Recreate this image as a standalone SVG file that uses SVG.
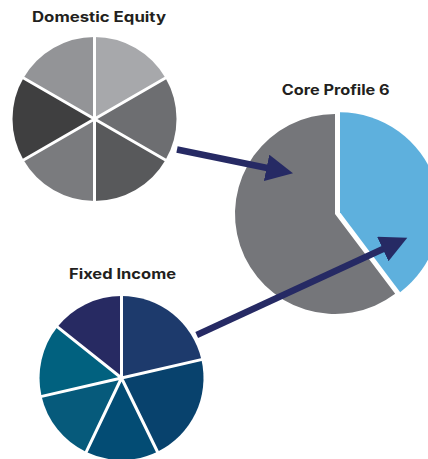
<svg xmlns="http://www.w3.org/2000/svg" width="428" height="459" viewBox="0 0 428 459">
<style>
.title{font-family:Inter,"Open Sans","Liberation Sans",sans-serif;font-weight:700;font-size:14px;fill:#231f20;text-anchor:middle}
.sep{stroke:#fff;stroke-width:3;stroke-linecap:butt;fill:none}
.arrow{stroke:#262a64;stroke-width:6.5;fill:none}
</style>
<defs>
<marker id="ah" markerUnits="userSpaceOnUse" markerWidth="28" markerHeight="28" viewBox="0 0 28 28" refX="2" refY="13.5" orient="auto">
<path d="M0,0 L27,13.5 L0,27 Z" fill="#262a64"/>
</marker>
</defs>
<rect width="428" height="459" fill="#fff"/>
<g id="domestic-equity">
<text class="title" x="99" y="22.3" textLength="134" lengthAdjust="spacingAndGlyphs">Domestic Equity</text>
<path d="M94.5,119 L94.5,37 A82,82 0 0 1 165.51,78 Z" fill="#a7a8ab"/>
<path d="M94.5,119 L165.51,78 A82,82 0 0 1 165.51,160 Z" fill="#6d6e71"/>
<path d="M94.5,119 L165.51,160 A82,82 0 0 1 94.5,201 Z" fill="#58595b"/>
<path d="M94.5,119 L94.5,201 A82,82 0 0 1 23.49,160 Z" fill="#7a7b7e"/>
<path d="M94.5,119 L23.49,160 A82,82 0 0 1 23.49,78 Z" fill="#3f3f40"/>
<path d="M94.5,119 L23.49,78 A82,82 0 0 1 94.5,37 Z" fill="#939497"/>
<path class="sep" d="M94.5,119 L94.5,35 M94.5,119 L167.2,77 M94.5,119 L167.2,161 M94.5,119 L94.5,203 M94.5,119 L21.8,161 M94.5,119 L21.8,77"/>
</g>
<g id="core-profile-6">
<text class="title" x="335.7" y="95" textLength="108" lengthAdjust="spacingAndGlyphs">Core Profile 6</text>
<path d="M335,214 L395.18,293.86 A100,100 0 1 1 335,114 Z" fill="#75767a"/>
<path d="M340,212.3 L340,112.3 A100,100 0 0 1 400.18,292.16 Z" fill="#5eb0dd"/>
</g>
<g id="fixed-income">
<text class="title" x="122.5" y="279.3" textLength="107" lengthAdjust="spacingAndGlyphs">Fixed Income</text>
<path d="M121.5,378 L121.5,296 A82,82 0 0 1 201.4,359.55 Z" fill="#1d3a6c"/>
<path d="M121.5,378 L201.4,359.55 A82,82 0 0 1 157.45,451.7 Z" fill="#08426d"/>
<path d="M121.5,378 L157.45,451.7 A82,82 0 0 1 86.2,452.01 Z" fill="#034c74"/>
<path d="M121.5,378 L86.2,452.01 A82,82 0 0 1 41.6,396.45 Z" fill="#065a7b"/>
<path d="M121.5,378 L41.6,396.45 A82,82 0 0 1 57.33,326.95 Z" fill="#01617f"/>
<path d="M121.5,378 L57.33,326.95 A82,82 0 0 1 121.5,296 Z" fill="#272a62"/>
<path class="sep" d="M121.5,378 L121.5,294 M121.5,378 L203.4,359.1 M121.5,378 L158.3,453.5 M121.5,378 L85.3,453.8 M121.5,378 L39.6,396.9 M121.5,378 L55.8,325.7"/>
</g>
<g id="connectors">
<line class="arrow" x1="177" y1="149.5" x2="268.5" y2="168.3" marker-end="url(#ah)"/>
<line class="arrow" x1="196.7" y1="335" x2="384.6" y2="248.2" marker-end="url(#ah)"/>
</g>
</svg>
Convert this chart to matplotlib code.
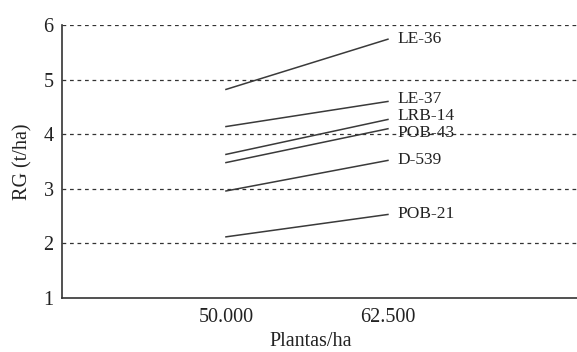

.....

Could you repeat all of the material exactly? Pictures should not be copied.

Recreate this image as a standalone SVG file that uses SVG.
<svg xmlns="http://www.w3.org/2000/svg" width="428" height="459" viewBox="0 0 428 459">
<style>
.title{font-family:Inter,"Open Sans","Liberation Sans",sans-serif;font-weight:700;font-size:14px;fill:#231f20;text-anchor:middle}
.sep{stroke:#fff;stroke-width:3;stroke-linecap:butt;fill:none}
.arrow{stroke:#262a64;stroke-width:6.5;fill:none}
</style>
<defs>
<marker id="ah" markerUnits="userSpaceOnUse" markerWidth="28" markerHeight="28" viewBox="0 0 28 28" refX="2" refY="13.5" orient="auto">
<path d="M0,0 L27,13.5 L0,27 Z" fill="#262a64"/>
</marker>
</defs>
<rect width="428" height="459" fill="#fff"/>
<g id="domestic-equity">
<text class="title" x="99" y="22.3" textLength="134" lengthAdjust="spacingAndGlyphs">Domestic Equity</text>
<path d="M94.5,119 L94.5,37 A82,82 0 0 1 165.51,78 Z" fill="#a7a8ab"/>
<path d="M94.5,119 L165.51,78 A82,82 0 0 1 165.51,160 Z" fill="#6d6e71"/>
<path d="M94.5,119 L165.51,160 A82,82 0 0 1 94.5,201 Z" fill="#58595b"/>
<path d="M94.5,119 L94.5,201 A82,82 0 0 1 23.49,160 Z" fill="#7a7b7e"/>
<path d="M94.5,119 L23.49,160 A82,82 0 0 1 23.49,78 Z" fill="#3f3f40"/>
<path d="M94.5,119 L23.49,78 A82,82 0 0 1 94.5,37 Z" fill="#939497"/>
<path class="sep" d="M94.5,119 L94.5,35 M94.5,119 L167.2,77 M94.5,119 L167.2,161 M94.5,119 L94.5,203 M94.5,119 L21.8,161 M94.5,119 L21.8,77"/>
</g>
<g id="core-profile-6">
<text class="title" x="335.7" y="95" textLength="108" lengthAdjust="spacingAndGlyphs">Core Profile 6</text>
<path d="M335,214 L395.18,293.86 A100,100 0 1 1 335,114 Z" fill="#75767a"/>
<path d="M340,212.3 L340,112.3 A100,100 0 0 1 400.18,292.16 Z" fill="#5eb0dd"/>
</g>
<g id="fixed-income">
<text class="title" x="122.5" y="279.3" textLength="107" lengthAdjust="spacingAndGlyphs">Fixed Income</text>
<path d="M121.5,378 L121.5,296 A82,82 0 0 1 201.4,359.55 Z" fill="#1d3a6c"/>
<path d="M121.5,378 L201.4,359.55 A82,82 0 0 1 157.45,451.7 Z" fill="#08426d"/>
<path d="M121.5,378 L157.45,451.7 A82,82 0 0 1 86.2,452.01 Z" fill="#034c74"/>
<path d="M121.5,378 L86.2,452.01 A82,82 0 0 1 41.6,396.45 Z" fill="#065a7b"/>
<path d="M121.5,378 L41.6,396.45 A82,82 0 0 1 57.33,326.95 Z" fill="#01617f"/>
<path d="M121.5,378 L57.33,326.95 A82,82 0 0 1 121.5,296 Z" fill="#272a62"/>
<path class="sep" d="M121.5,378 L121.5,294 M121.5,378 L203.4,359.1 M121.5,378 L158.3,453.5 M121.5,378 L85.3,453.8 M121.5,378 L39.6,396.9 M121.5,378 L55.8,325.7"/>
</g>
<g id="connectors">
<line class="arrow" x1="177" y1="149.5" x2="268.5" y2="168.3" marker-end="url(#ah)"/>
<line class="arrow" x1="196.7" y1="335" x2="384.6" y2="248.2" marker-end="url(#ah)"/>
</g>
</svg>
Convert this chart to matplotlib code.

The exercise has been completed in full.